Creer en la promesa e ilusión de un sistema que solucionaría gran parte de los desafíos a los cuales se enfrenta nuestra democracia parece algo ingenuo.
Pocas veces ha existido una institución que haya generado tanta atención –y tensión– como el sistema binominal. Defensores y detractores expusieron constantemente sus pros y contras, y de tiempo en tiempo los últimos pusieron todos sus esfuerzos en derogarlo.
Finalmente lo han logrado, y es un triunfo no menor para su historia. Otra obra de la “Dictadura” ha sido derrumbada gracias a la retórica de un argumento construido cuidadosamente durante décadas, y hoy ese mismo discurso adorna un sistema que promete más democracia, más representación y más participación. Pero, ¿qué tan cierto es lo que promete? Los análisis políticos, simulaciones empíricas y la literatura académica nos llaman a la mesura frente a tanta grandilocuencia de un grupo extasiado con su victoria.
Esta mesura se fundamenta en tres piedras ancla; en primer lugar, por definición ningún sistema electoral es más democrático que otro.
Como segundo punto se presenta el ideal de “representación”, que debe ser atendido con especial atención, pues los impulsores del ya consumado nuevo sistema argumentan que permitirá que el voto de los ciudadanos se transforme de forma clara y transparente en puestos en el Congreso, evitando casos como el de Marisela Santibáñez en La Florida –a esta altura un caso transformado en mártir–. Por el contrario de lo argumentado, este fenómeno seguirá ocurriendo y puede incluso exacerbarse; ¿por qué? Sencillo, los sistemas de representación proporcional con listas buscan que se represente al bloque político en el Congreso de manera semejante a los votos obtenidos en la elección y no así a los candidatos.
Cuando los casos como el de la candidata Santibáñez vuelvan a ocurrir, muchos se preguntarán donde habrá quedado esta promesa. Para los entendidos no será una sorpresa, pues basta ver el arrastre de las elecciones de concejales para tener una idea de lo que ocurrirá (el nuevo sistema funciona en una lógica prácticamente idéntica al que menciono). Un ejemplo sencillo fue el caso de Cañete en la elección de concejales de 2008, donde gracias al efecto arrastre el Partido Radical logró elegir a un candidato que obtuvo sólo el 0,86% de los votos, siendo éste la “mayoría” número 22 (de 24 candidatos) en una comuna donde se repartían 6 puestos. Esto no sólo dejó fuera del Concejo Municipal a otros 16 candidatos con mejor votación popular, sino que también sirve como fiel ilustración de lo que puede ocurrir con el nuevo sistema.

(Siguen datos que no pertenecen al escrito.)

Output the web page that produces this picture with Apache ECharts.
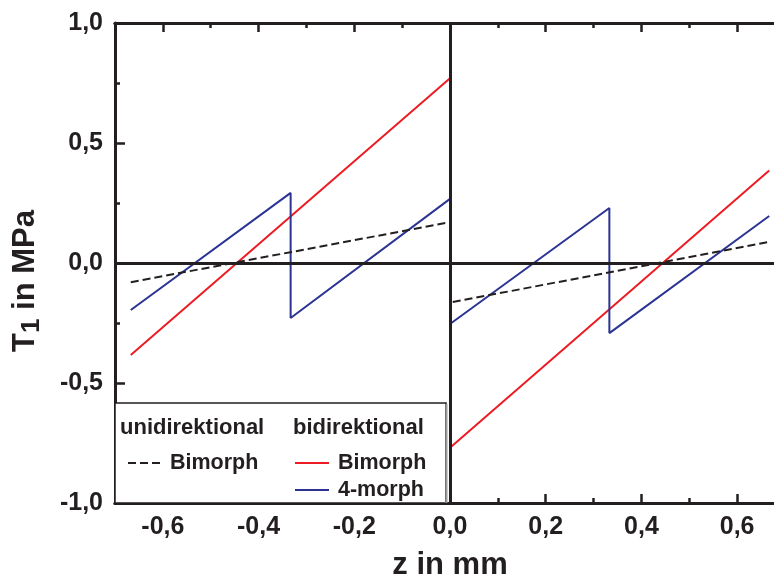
<!DOCTYPE html>
<html>
<head>
<meta charset="utf-8">
<script src="https://cdn.jsdelivr.net/npm/echarts@6/dist/echarts.min.js"></script>
<style>
  html, body { margin: 0; padding: 0; background: #fff; }
  #chart { width: 774px; height: 577px; }
</style>
</head>
<body>
<div id="chart"></div>
<script>
// Stress T1 across the thickness z of the layered bender
const zUni = [-0.667, 0, 0, 0.667];
const tUni = [-0.08, 0.17, -0.165, 0.088];

const zBiBimorph = [-0.667, 0, 0, 0.667];
const tBiBimorph = [-0.383, 0.77, -0.77, 0.385];

const zBi4morph = [-0.667, -0.333, -0.333, 0, 0, 0.333, 0.333, 0.667];
const tBi4morph = [-0.196, 0.292, -0.229, 0.267, -0.254, 0.229, -0.292, 0.196];

const xMajorTicks = [-0.6, -0.4, -0.2, 0, 0.2, 0.4, 0.6];
const xMinorTicks = [-0.7, -0.5, -0.3, -0.1, 0.1, 0.3, 0.5, 0.7];

const legendNames = {
  uniBimorph: 'Bimorph',
  biBimorph: 'Bimorph',
  bi4morph: '4-morph'
};

const INK = '#231f20';
const FONT = '"Liberation Sans", Arial, sans-serif';

function pairs(xs, ys) {
  return xs.map((x, i) => [x, ys[i]]);
}
function comma(v) {
  return v.toFixed(1).replace('.', ',');
}

const X_MIN = -0.7, X_MAX = 0.7;
// the frame runs a little past the right edge of the page
const GRID = { left: 115, top: 23, width: 670, height: 480, containLabel: false, outerBoundsMode: 'none' };

function xAxisBase(gridIndex, position, ticks, len, withLabels) {
  return {
    type: 'value',
    gridIndex: gridIndex,
    position: position,
    min: X_MIN,
    max: X_MAX,
    splitLine: { show: false },
    axisLine: { show: true, onZero: false, lineStyle: { color: INK, width: 3 } },
    axisTick: { show: true, inside: true, length: len, customValues: ticks,
                lineStyle: { color: INK, width: 2.5 } },
    axisLabel: withLabels ? {
      show: true, customValues: ticks, margin: 12,
      color: INK, fontFamily: FONT, fontWeight: 'bold', fontSize: 25,
      formatter: comma
    } : { show: false }
  };
}

const chart = echarts.init(document.getElementById('chart'), null, { renderer: 'canvas' });

const bottomMain = xAxisBase(0, 'bottom', xMajorTicks, 9, true);
bottomMain.name = 'z in mm';
bottomMain.nameLocation = 'middle';
bottomMain.nameGap = 47;
bottomMain.nameTextStyle = { color: INK, fontFamily: FONT, fontWeight: 'bold', fontSize: 31 };

const legendText = { color: INK, fontFamily: FONT, fontWeight: 'bold', fontSize: 21.5 };

const option = {
  animation: false,
  backgroundColor: '#ffffff',
  grid: [
    Object.assign({}, GRID),
    Object.assign({}, GRID)
  ],
  xAxis: [
    bottomMain,
    xAxisBase(0, 'top', xMajorTicks, 9, false),
    xAxisBase(1, 'bottom', xMinorTicks, 5, false),
    xAxisBase(1, 'top', xMinorTicks, 5, false)
  ],
  yAxis: [
    {
      type: 'value', gridIndex: 0,
      min: -1, max: 1, interval: 0.5,
      splitLine: { show: false },
      axisLine: { show: true, onZero: false, lineStyle: { color: INK, width: 3 } },
      axisTick: { show: true, inside: true, length: 10, lineStyle: { color: INK, width: 2.5 } },
      minorTick: { show: true, splitNumber: 2, length: 5, lineStyle: { color: INK, width: 2.5 } },
      axisLabel: { margin: 12, color: INK, fontFamily: FONT, fontWeight: 'bold', fontSize: 25,
                   formatter: comma }
    },
    {
      type: 'value', gridIndex: 1, min: -1, max: 1, show: false
    }
  ],
  legend: [
    {
      data: ['uniBimorph'],
      left: 127, top: 452, padding: 0,
      itemWidth: 34, itemHeight: 14, itemGap: 5,
      selectedMode: false, z: 10,
      itemStyle: { opacity: 0 },
      formatter: n => legendNames[n],
      textStyle: Object.assign({ padding: [0, 0, 0, 3] }, legendText)
    },
    {
      data: ['biBimorph', 'bi4morph'],
      orient: 'vertical',
      left: 294, top: 452, padding: 0,
      itemWidth: 34, itemHeight: 14, itemGap: 5,
      selectedMode: false, z: 10,
      itemStyle: { opacity: 0 },
      formatter: n => legendNames[n],
      textStyle: Object.assign({ padding: [0, 0, 0, 4] }, legendText)
    }
  ],
  graphic: [
    {
      type: 'rect', z: 5,
      shape: { x: 115, y: 403, width: 331, height: 100 },
      style: { fill: '#ffffff', stroke: INK, lineWidth: 1.5 }
    },
    {
      type: 'line', z: 6,
      shape: { x1: 446.5, y1: 404, x2: 446.5, y2: 503 },
      style: { stroke: '#9a9a9a', lineWidth: 2 }
    },
    {
      type: 'text', z: 7, x: 120, y: 428,
      style: { text: 'unidirektional', fill: INK, font: 'bold 22px ' + FONT, verticalAlign: 'middle' }
    },
    {
      type: 'text', z: 7, x: 293, y: 428,
      style: { text: 'bidirektional', fill: INK, font: 'bold 22px ' + FONT, verticalAlign: 'middle' }
    },
    {
      type: 'text', z: 7, x: 25, y: 281, rotation: Math.PI / 2,
      style: {
        text: '{t|T}{s|1}{t| in MPa}',
        align: 'center', verticalAlign: 'middle',
        rich: {
          t: { fontFamily: FONT, fontWeight: 'bold', fontSize: 31, fill: INK, lineHeight: 40, verticalAlign: 'middle' },
          s: { fontFamily: FONT, fontWeight: 'bold', fontSize: 26, fill: INK, lineHeight: 40, verticalAlign: 'bottom' }
        }
      }
    }
  ],
  series: [
    {
      // zero reference lines
      type: 'line', name: 'zero', data: [], silent: true, z: 1,
      xAxisIndex: 0, yAxisIndex: 0,
      markLine: {
        silent: true, symbol: 'none', animation: false,
        label: { show: false },
        lineStyle: { color: INK, width: 3, type: 'solid' },
        data: [{ yAxis: 0 }, { xAxis: 0 }]
      }
    },
    {
      name: 'biBimorph', type: 'line', symbol: 'none', z: 3,
      xAxisIndex: 0, yAxisIndex: 0,
      data: pairs(zBiBimorph, tBiBimorph),
      lineStyle: { color: '#ec1c24', width: 2 }, itemStyle: { color: '#ec1c24' }
    },
    {
      name: 'bi4morph', type: 'line', symbol: 'none', z: 3,
      xAxisIndex: 0, yAxisIndex: 0,
      data: pairs(zBi4morph, tBi4morph),
      lineStyle: { color: '#2b3494', width: 2 }, itemStyle: { color: '#2b3494' }
    },
    {
      name: 'uniBimorph', type: 'line', symbol: 'none', z: 3,
      xAxisIndex: 0, yAxisIndex: 0,
      data: pairs(zUni, tUni),
      lineStyle: { color: INK, width: 2, type: [8, 4] }, itemStyle: { color: INK }
    }
  ]
};

chart.setOption(option);
</script>
</body>
</html>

En tercer lugar, ¿aumentará la participación? Recordemos que con la reforma de 2005 se unieron en una misma fecha las elecciones presidenciales y parlamentarias, uno de los fines de esto era disminuir la alta abstención en las elecciones al Congreso, tal como ocurrió en 1997 y 2001. Entonces, conociendo que en Chile los ciudadanos participan más en elecciones presidenciales, y que estas ocurren al mismo tiempo que las parlamentarias, podemos concluir que el cambio de sistema por sí mismo no tendría efecto sobre la abstención electoral.
Así, creer en la promesa e ilusión de un sistema que solucionaría gran parte de los desafíos a los cuales se enfrenta nuestra democracia parece algo ingenuo.
Lo expuesto son sólo tres puntos de un sistema con demasiados flancos débiles, que podrían causar un aumento en la fragmentación e incentivos poco sanos para la estabilidad democrática. Mientras tanto vemos cómo un sistema nos deja, el cual fue garante de la democracia durante su período de transición y articulador principal de los grandes bloques políticos que nos gobernaron a partir del Presidente Aylwin, y nos permitieron crecer durante más de dos décadas sostenidamente en paz y armonía social.